Solution Class

It is a class that is used to store all the information about the solution of the problem.

Solution Attributes

The class has the following attributes:

• energies: list[float], i.e. the list of energies of the solution obtained in each run

• best_energy, i.e. the lowest energy obtained in all the runs

• best_solution: dict[str, Any], i.e. the best solution obtained in all the runs in binary variables

• best_solution_original_var: dict[str, Any], i.e. the best solution obtained in all the runs in variables originally declared

• solutions_original_var: list[dict[str, Any]], i.e. the list of solutions obtained in each run in variables originally declared

• solutions: list[dict[str, Any]], i.e. the list of solutions obtained in each run in binary variables

• time: float: the time taken to solve the problem

• solver_info: dict[str, Any], i.e. the information about the solver setting to solve the problem

Solution Methods

The class has the following methods for helping users in analyzing the solution:

• optimal_solution_cost_functions_values(): This method is used to get the cost functions values of the best solution obtained in all the runs

• check_constraint_optimal_solution(): This method is used to check if the best solution obtained in all the runs satisfies the constraints

• check_constraint_all_solutions(): This method is used to check if all the solutions obtained in all the runs satisfy the constraints

• show_cumulative(save: bool = False, show: bool = True, filename: str = “”, label: str = “”, latex: bool = False)This method is used to show the cumulative plot of the energies obtained in all the runs. The parameters are:

  • save: bool, i.e. whether to save the plot or not in a file

  • show: bool, i.e. whether to show the plot or not

  • filename: str, i.e. the name of the file where the plot will be saved

  • label: str, i.e. the label of the plot

  • latex: bool, i.e. whether to show the plot in latex format or not

• valid_solutions(weak: bool = True): This method is used to get the rate of valid solutions obtained in all the runs. The parameters are:

  • weak: bool, i.e. whether to consider in the evaluation the weak constraints

• p_range(ref_value: float | None = None): This method is used to get the p-range of the best solution obtained in all the runs, which is the probability of obtaining a final energy lower than a certain value. The parameters are:

  • ref_value: float | None, i.e. the reference value to calculate the p-value

• tts(ref_value: float | None = None, target_probability: float = 0.99): This method is used to get the time-to-solution of the best solution obtained in all the runs, which is the time required to obtain a solution with a certain probability. The parameters are:

  • ref_value: float | None, i.e. the reference value to calculate the p-range

  • target_probability: float, i.e. the target probability to calculate the time-to-solution

• wring_json_reports(filename: str = “report”, weak: bool = False, ref_value: float | None = None, target_probability: float = 0.99, problem_features: bool = False)This method is used to write the reports in json format.
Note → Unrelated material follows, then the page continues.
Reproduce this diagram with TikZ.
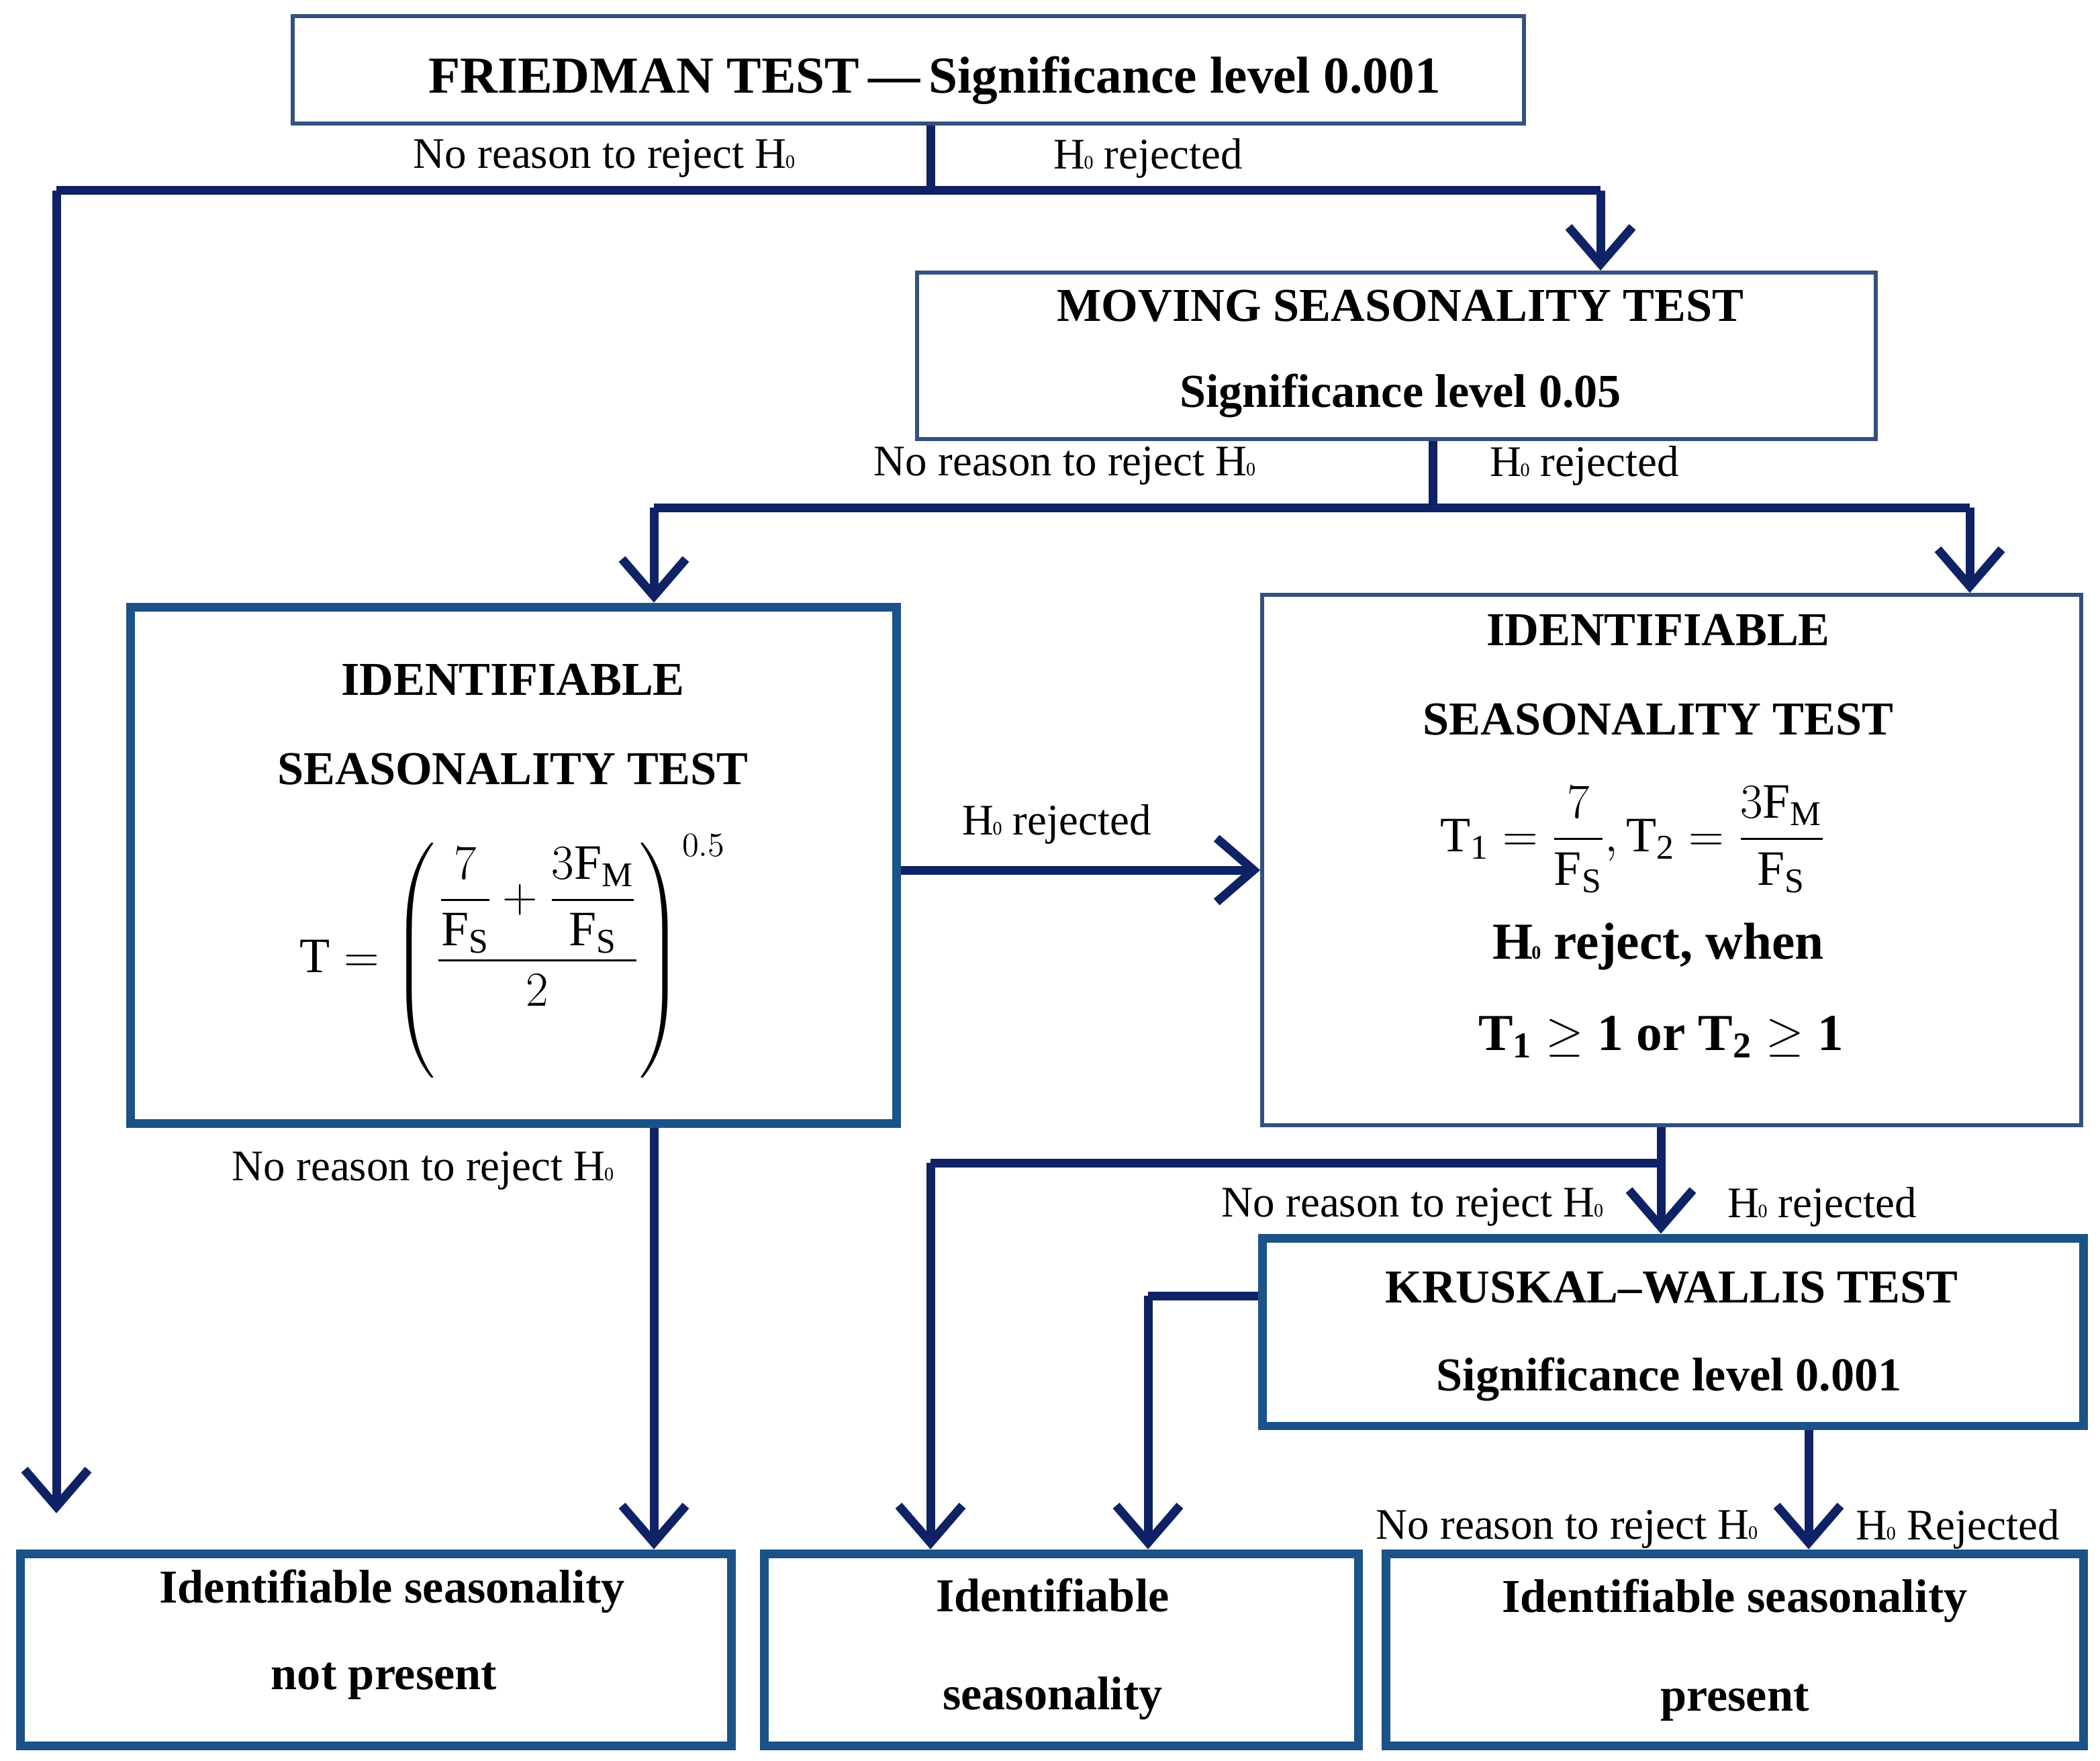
\documentclass[tikz,border=0pt]{standalone}
\usepackage{fontspec}
\usepackage{amsmath}
\setmainfont{Liberation Serif}
\usetikzlibrary{arrows.meta}
\definecolor{navy}{HTML}{0F2266}
\definecolor{thinb}{HTML}{34507E}
\definecolor{thickb}{HTML}{1B5288}
\newcommand{\Hz}{H\kern-0.5pt{\footnotesize 0}}
\begin{document}
\begin{tikzpicture}[x=0.02cm,y=-0.02cm,
  every node/.style={font=\fontsize{19}{22}\selectfont},
  thin box/.style={draw=thinb,line width=0.06cm,inner sep=0pt},
  thick box/.style={draw=thickb,line width=0.13cm,inner sep=0pt},
  conn/.style={draw=navy,line width=0.13cm},
  arr/.style={conn,-{Straight Barb[length=0.55cm,width=0.95cm,line width=0.13cm]}},
  lab/.style={font=\fontsize{18.5}{21}\selectfont,inner sep=1pt},
  title/.style={font=\fontsize{20}{23}\selectfont\bfseries,align=center},
  mathn/.style={font=\fontsize{21}{25}\selectfont}]
\useasboundingbox (0,0) rectangle (1564,1311);
% boxes
\node[thin box,minimum width=18.34cm,minimum height=1.6cm] (F) at (676.5,52) {};
\node[title,font=\fontsize{22}{25}\selectfont\bfseries] at (696,60) {FRIEDMAN TEST\,---\,Significance level 0.001};
\node[thin box,minimum width=14.28cm,minimum height=2.48cm] (M) at (1040,265) {};
\node[title] at (1043,228) {MOVING SEASONALITY  TEST};
\node[title] at (1043,295) {Significance level 0.05};
\node[thick box,minimum width=11.42cm,minimum height=7.7cm] (L) at (382.5,644.5) {};
\node[title] at (382,506) {IDENTIFIABLE};
\node[title] at (382,573) {SEASONALITY TEST};
\node[mathn] at (382,712) {$\mathrm{T}=\left(\dfrac{\dfrac{7}{\mathrm{F_S}}+\dfrac{3\mathrm{F_M}}{\mathrm{F_S}}}{2}\right)^{0.5}$};
\node[thin box,minimum width=12.2cm,minimum height=7.9cm] (R) at (1245,640.5) {};
\node[title] at (1235,469) {IDENTIFIABLE};
\node[title] at (1235,536) {SEASONALITY TEST};
\node[mathn] at (1216,625) {$\mathrm{T_1}=\dfrac{7}{\mathrm{F_S}},\mathrm{T_2}=\dfrac{3\mathrm{F_M}}{\mathrm{F_S}}$};
\node[title,font=\fontsize{22}{25}\selectfont\bfseries] at (1235,705) {\Hz{} reject, when};
\node[title,font=\fontsize{22}{25}\selectfont\bfseries] at (1237,772) {$\mathbf{T_1\geq 1}$ or $\mathbf{T_2\geq 1}$};
\node[thick box,minimum width=12.24cm,minimum height=2.8cm] (K) at (1246,992) {};
\node[title] at (1245,959) {KRUSKAL--WALLIS  TEST};
\node[title] at (1243,1027) {Significance level 0.001};
\node[thick box,minimum width=10.6cm,minimum height=2.86cm] (B1) at (280,1228.5) {};
\node[title] at (292,1185) {Identifiable seasonality};
\node[title] at (286,1252) {not present};
\node[thick box,minimum width=8.86cm,minimum height=2.86cm] (B2) at (790.5,1228.5) {};
\node[title] at (784,1188) {Identifiable};
\node[title] at (784,1265) {seasonality};
\node[thick box,minimum width=10.4cm,minimum height=2.86cm] (B3) at (1292,1228.5) {};
\node[title] at (1292,1192) {Identifiable seasonality};
\node[title] at (1292,1268) {present};
% junctions
\coordinate (j1) at (693,142);
\coordinate (j1l) at (42,142);
\coordinate (j1r) at (1192,142);
\coordinate (e1) at (42,1127);
\coordinate (j2) at (1067,378);
\coordinate (j2l) at (487,378);
\coordinate (j2r) at (1467,378);
\coordinate (j3) at (1237,866);
\coordinate (j3l) at (693,866);
\coordinate (j4) at (855,965);
% connectors
\draw[conn] (F.south -| j1) -- (j1);
\draw[conn] (j1l) -- (j1r);
\draw[arr] (j1l) -- (e1);
\draw[arr] (j1r) -- (M.north -| j1r);
\draw[conn] (M.south -| j2) -- (j2);
\draw[conn] (j2l) -- (j2r);
\draw[arr] (j2l) -- (L.north -| j2l);
\draw[arr] (j2r) -- (R.north -| j2r);
\draw[arr] (L.east |- 0,648) -- (R.west |- 0,648);
\draw[arr] (L.south -| j2l) -- (B1.north -| j2l);
\draw[conn] (R.south -| j3) -- (j3);
\draw[conn] (j3) -- (j3l);
\draw[arr] (j3l) -- (B2.north -| j3l);
\draw[arr] (j3) -- (K.north -| j3);
\draw[conn] (K.west |- j4) -- (j4);
\draw[arr] (j4) -- (B2.north -| j4);
\draw[arr] (K.south -| 1347,0) -- (B3.north -| 1347,0);
% labels
\node[lab] at (450,118) {No reason to reject \Hz};
\node[lab] at (855,118) {\Hz{} rejected};
\node[lab] at (793,347) {No reason to reject \Hz};
\node[lab] at (1180,347) {\Hz{} rejected};
\node[lab] at (787,614) {\Hz{} rejected};
\node[lab] at (315,872) {No reason to reject \Hz};
\node[lab] at (1052,899) {No reason to reject \Hz};
\node[lab] at (1357,899) {\Hz{} rejected};
\node[lab] at (1167,1139) {No reason to reject \Hz};
\node[lab] at (1458,1139) {\Hz{} Rejected};
\end{tikzpicture}
\end{document}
The parameters are:

  • filename: str, i.e. the name of the file where the report will be saved

  • weak: bool, i.e. whether to consider in the evaluation the weak constraints

  • ref_value: float | None, i.e. the reference value to calculate the p-range

  • target_probability: float, i.e. the target probability to calculate the time-to-solution

  • problem_features: bool, i.e. whether to show the problem features in the report or not

Examples:

from mqt.qao.constraints import Constraints
from mqt.qao.variables import Variables
from mqt.qao.objectivefunction import ObjectiveFunction
from mqt.qao.problem import Problem
from mqt.qao.solver import Solver

variables = Variables()
m1 = variables.add_continuous_variables_array(
    "M1", [1, 2], -1, 2, -1, "uniform", "logarithmic 2"
)
m2 = variables.add_continuous_variables_array(
    "M2", [2, 1], -1, 2, -1, "uniform", "logarithmic 2"
)
objective_function = ObjectiveFunction()
objective_function.add_objective_function(np.matmul(m1, m2).item(0, 0))
constraint = Constraints()
constraint.add_constraint(constraint_expr, variable_precision=True)
problem = Problem()
problem.create_problem(variables, constraint, objective_function)
solver = Solver()
solution = solver.solve_simulated_annealing(
    problem,
    max_lambda_update=max_lambda_update,
    lambda_update_mechanism=lambda_update,
    lambda_strategy=lambda_strategy,
)

print(solution.optimal_solution_cost_functions_values())
print(solution.check_constraint_optimal_solution())
print(solution.check_constraint_all_solutions())
solution.show_cumulative()
print(solution.valid_solutions())
print(solution.p_range())
print(solution.tts())
solution.wring_json_reports()